Wünscht der Herr Berichterstatter ein Schlusswort? – Das ist nicht der Fall.
RN/81
Präsidentin Doris Bures: Wir gelangen nun zur Abstimmung über den Gesetzentwurf in 308 der Beilagen.
Hiezu haben die Abgeordneten Friedrich Ofenauer, Maximilian Köllner, Douglas Hoyos-Trauttmansdorff, Kolleginnen und Kollegen einen Zusatz- beziehungsweise Abänderungsantrag eingebracht.
Ich werde daher zunächst über die vom erwähnten Zusatz- beziehungsweise Abänderungsantrag betroffenen Teile und schließlich über die restlichen, noch nicht abgestimmten Teile des Gesetzentwurfes abstimmen lassen.
Da der vorliegende Gesetzentwurf Verfassungsbestimmungen enthält, stelle ich zunächst im Sinne des § 82 Abs. 2 Z 1 der Geschäftsordnung die für die Abstimmung erforderliche Anwesenheit der verfassungsmäßig vorgesehenen Anzahl der Abgeordneten fest.
Die Abgeordneten Ofenauer, Köllner, Hoyos-Trauttmansdorff, Kolleginnen und Kollegen haben einen Zusatz- beziehungsweise Abänderungsantrag betreffend die Artikel 1 bis 3 eingebracht.
Wer dem zustimmt, den bitte ich um ein Zeichen. – Das ist mit Mehrheit so angenommen.
Schließlich kommen wir zur Abstimmung über die restlichen, noch nicht abgestimmten Teile des Gesetzentwurfes samt Titel und Eingang in der Fassung der Regierungsvorlage.
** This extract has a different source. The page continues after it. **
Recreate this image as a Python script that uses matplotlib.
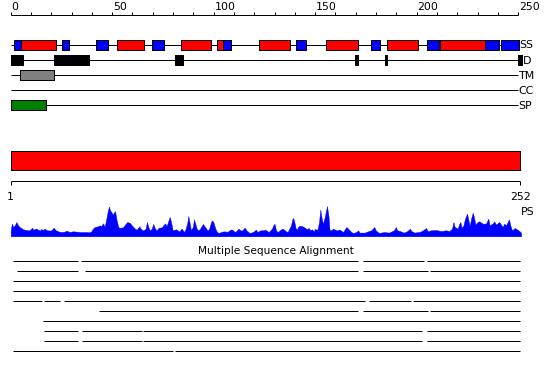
import matplotlib
matplotlib.use("Agg")
import matplotlib.pyplot as plt

# residue positions, 0 = residue 1
SEQ_LEN = 252
RULER_TICKS = list(range(0, 251, 10))
RULER_LABELS = list(range(0, 251, 50))

SS_HELIX = [(5, 22.5), (52.6, 65.7), (83.8, 98.8), (101.5, 104.5),
            (122.3, 137.8), (155.4, 170.9), (185.5, 200.5), (211.7, 233.6)]
SS_STRAND = [(1.8, 5), (25.5, 28.6), (41.8, 47.9), (69.4, 75.5),
             (104.5, 108.4), (140.5, 145.7), (177.6, 181.7), (205.2, 210.9),
             (233.6, 240.6), (241.3, 250.4)]
DISORDER = [(0, 6), (21.4, 38.5), (81, 85), (169.5, 171), (184.3, 185.6),
            (250, 252)]
TM = [(4.7, 21.5)]
CC = []
SP = [(0, 17.6)]

TRACK_NAMES = ["SS", "D", "TM", "CC", "SP"]
TRACK_ENDS = [250.4, 252, 250, 250, 250]

MSA_ROWS = [
    [(1, 33), (34.6, 171.2), (173.4, 203.7), (204.9, 250.9)],
    [(3, 33), (36.6, 171.2), (173.4, 205.7), (206.5, 250.9)],
    [(1, 250.9)],
    [(1, 250.9)],
    [(1, 15.6), (16.6, 24.4), (26.4, 174.5), (176.7, 197.2), (198, 250.9)],
    [(43.6, 171.2), (173.4, 205.7), (206.5, 250.9)],
    [(15.8, 250.9)],
    [(16.6, 33), (35.3, 64.5), (65.3, 202.5), (204.9, 250.9)],
    [(16.6, 33), (35.3, 64.5), (65.3, 202.5), (204.9, 250.9)],
    [(1, 80.1), (80.9, 250.9)],
]

PS_PROFILE = [
    (0, 6), (0.6, 12.7), (1.3, 9.3), (2.0, 11), (2.8, 14.3), (3.6, 11),
    (4.4, 9.3), (5.2, 8.3), (6.1, 7), (7.7, 6.3), (9.3, 6), (10.5, 8.7),
    (11.0, 6.7), (12.6, 7.7), (14.3, 5.7), (15.1, 7.3), (15.9, 6.3),
    (16.7, 7.7), (17.6, 6.3), (19.2, 5.7), (20.0, 6), (21.2, 8.7),
    (22.0, 6.3), (23.3, 5), (24.9, 4.3), (26.6, 4.7), (27.4, 5.7),
    (29.0, 4.3), (30.7, 5), (32.3, 4.7), (34.0, 4.3), (35.6, 4.3),
    (37.3, 4.3), (38.9, 4), (39.7, 5), (40.5, 7.7), (41.4, 9.3), (43.0, 10),
    (43.8, 11), (44.6, 10.3), (45.5, 13), (46.3, 9.3), (47.1, 17.7),
    (47.9, 26), (48.4, 29.7), (48.9, 26), (49.6, 24.3), (50.2, 21.7),
    (51.4, 25.3), (52.2, 16), (53.0, 9.3), (53.8, 8.3), (55.5, 9.3),
    (56.3, 11.7), (57.4, 14.3), (58.8, 13.3), (59.6, 11), (61.2, 7.7),
    (62.1, 6.7), (63.4, 10), (64.0, 7.7), (65.3, 5.7), (66.5, 7.7),
    (67.1, 14.3), (67.8, 9.3), (68.6, 5.7), (69.5, 7.7), (70.2, 12.3),
    (71.1, 7.7), (71.9, 6), (72.7, 8.3), (74.4, 9), (75.2, 11), (76.0, 13),
    (76.8, 10.3), (77.6, 15), (78.3, 19.3), (79.0, 14.3), (79.8, 6),
    (81.4, 7), (83.1, 5), (84.2, 7.7), (85.4, 4.3), (86.2, 7.7),
    (87.0, 13.7), (87.5, 20.3), (88.2, 12.7), (88.8, 6), (89.7, 9.3),
    (90.3, 17), (90.9, 12.7), (91.6, 7.7), (92.4, 6), (93.3, 7.7),
    (94.7, 12.3), (95.4, 10.3), (97.0, 5.7), (97.8, 7.7), (98.7, 14.3),
    (99.3, 16), (99.9, 13.7), (100.8, 7.7), (101.6, 4.3), (102.5, 3.3),
    (104.1, 4.7), (105.7, 5), (106.6, 4.3), (108.2, 6.7), (109.0, 6.7),
    (110.6, 4.3), (112.3, 7.7), (113.1, 6), (113.9, 5.7), (115.3, 8.7),
    (116.1, 6), (117.7, 3.3), (119.4, 4.3), (120.8, 6.7), (121.5, 4.3),
    (123.0, 6), (124.6, 6), (125.4, 6.7), (127.1, 4.3), (128.7, 7.7),
    (129.5, 11.7), (130.0, 12.3), (130.7, 6), (131.5, 4.3), (133.2, 7),
    (134.0, 7.7), (135.6, 5), (136.4, 4.3), (138.1, 11), (138.7, 17),
    (139.2, 18.3), (139.9, 12.7), (140.5, 7), (141.2, 7.7), (141.9, 10.3),
    (143.5, 10.3), (145.1, 8.3), (146.0, 7), (146.8, 8.3), (147.6, 6),
    (148.4, 7), (149.3, 5), (150.0, 7.7), (151.0, 6), (151.9, 14.3),
    (152.5, 26.7), (153.2, 17.7), (153.8, 12.7), (154.5, 17.7),
    (155.2, 24.3), (155.8, 30.3), (156.5, 21), (157.1, 6), (157.9, 6),
    (158.8, 7.7), (160.4, 6), (162.1, 6.7), (163.7, 4.3), (165.3, 9.3),
    (166.2, 7.7), (167.8, 4.3), (168.6, 3.3), (170.3, 4.3), (171.1, 6),
    (171.9, 3.7), (174.4, 3.7), (176.0, 5), (177.6, 6), (179.1, 9.3),
    (179.8, 6), (181.4, 3.3), (183.9, 4.3), (186.4, 3.7), (188.0, 5.3),
    (188.8, 6), (189.7, 9.3), (190.4, 6), (192.1, 5), (193.7, 3.7),
    (195.4, 5.3), (196.7, 7.7), (197.3, 5.3), (199.0, 3.7), (200.6, 4.3),
    (201.3, 4.3), (202.9, 5.7), (204.6, 8.3), (205.4, 5), (207.0, 6),
    (209.5, 6.3), (212.0, 5.3), (214.4, 6), (216.1, 5.3), (217.4, 7.7),
    (218.1, 14.3), (218.7, 9.3), (220.2, 7.7), (221.0, 12.7), (221.5, 14.3),
    (222.2, 8.3), (223.0, 11), (223.8, 17.7), (224.8, 22.7), (225.5, 16),
    (226.1, 10.3), (226.8, 17.7), (227.6, 23.7), (228.2, 19.3),
    (228.9, 11.7), (230.0, 14.3), (230.8, 15), (232.5, 12.7), (234.1, 12.7),
    (235.3, 17.7), (235.9, 11), (237.4, 12.7), (238.2, 15), (239.0, 11.7),
    (240.7, 14.3), (242.3, 9.3), (243.1, 12.7), (244.0, 11), (245.5, 17),
    (246.1, 11), (247.0, 6), (248.3, 8.3), (249.4, 7), (250.7, 5),
    (251.4, 3.7),
]

# ---- layout (pixels) ----
W, H = 550, 380
PX0, PX_PER = 10.7, 2.03          # x pixel of position 0, pixels per residue
X_LO = -PX0 / PX_PER
X_HI = (W - PX0) / PX_PER
LW = 0.72                         # 1 px line
FS = 7.9

fig = plt.figure(figsize=(W / 100, H / 100), dpi=100)
ax = fig.add_axes([0, 0, 1, 1])
ax.set_xlim(X_LO, X_HI)
ax.set_ylim(H, 0)
ax.axis("off")

# top ruler
ax.hlines(14.7, 0, 250, color="black", lw=LW)
for t in RULER_TICKS:
    ax.vlines(t, 11.5, 14.7, color="black", lw=LW)
for t in RULER_LABELS:
    ax.text(t + 0.3, 10.3, str(t), ha="left", va="baseline", fontsize=FS)

# feature tracks
track_y = [45, 60.3, 75.3, 90.3, 105.3]
box_h = 10
tracks = [[(SS_HELIX, "#ff0000"), (SS_STRAND, "#0000ff")],
          [(DISORDER, "black")],
          [(TM, "#808080")],
          [(CC, "#ffcc00")],
          [(SP, "#008000")]]
for y, name, end, parts in zip(track_y, TRACK_NAMES, TRACK_ENDS, tracks):
    ax.hlines(y, 0, end, color="black", lw=LW, zorder=1)
    for segs, col in parts:
        if segs:
            ax.broken_barh([(s, e - s) for s, e in segs], (y - box_h / 2, box_h),
                           facecolors=col, edgecolors="black", lw=LW, zorder=2)
    ax.text(end + 0.2, y + 0.5, name, ha="left", va="center", fontsize=FS)

# full-length bar
ax.broken_barh([(0, SEQ_LEN - 1)], (150.7, 19.6), facecolors="#ff0000",
               edgecolors="black", lw=LW)

# bottom ruler
ax.hlines(180.7, 0, SEQ_LEN - 1, color="black", lw=LW)
ax.vlines([0, SEQ_LEN - 1], 180.7, 185, color="black", lw=LW)
ax.text(0, 200, "1", ha="center", va="baseline", fontsize=FS)
ax.text(SEQ_LEN - 1, 200, str(SEQ_LEN), ha="center", va="baseline", fontsize=FS)
ax.text(SEQ_LEN - 0.6, 215, "PS", ha="left", va="baseline", fontsize=FS)

# multiple sequence alignment
ax.text(130.5, 254.5, "Multiple Sequence Alignment", ha="center",
        va="baseline", fontsize=7.6)
for i, row in enumerate(MSA_ROWS):
    y = 260.7 + 10 * i
    for s, e in row:
        ax.hlines(y, s, e, color="black", lw=LW)

# PS profile
base_px, top_px = 236.3, 200.0
ax_ps = fig.add_axes([0, (H - base_px) / H, 1, (base_px - top_px) / H])
ax_ps.set_xlim(X_LO, X_HI)
ax_ps.set_ylim(0, base_px - top_px)
ax_ps.axis("off")
ps_x = [p for p, v in PS_PROFILE]
ps_y = [v for p, v in PS_PROFILE]
ax_ps.fill_between(ps_x, 0, ps_y, color="#0000ff", lw=0.3)

fig.savefig("out.png", dpi=100)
Wer sich dafür ausspricht, den bitte ich um ein zustimmendes Zeichen. – Das ist mehrheitlich angenommen.
Ausdrücklich stelle ich die verfassungsmäßig erforderliche Zweidrittelmehrheit fest.
Wir kommen sogleich zur dritten Lesung.
Ich bitte jene Damen und Herren, die in der dritten Lesung zustimmen, um ein Zeichen. – Der Gesetzentwurf ist in dritter Lesung, wiederum mit der verfassungsmäßig erforderlichen Zweidrittelmehrheit, beschlossen.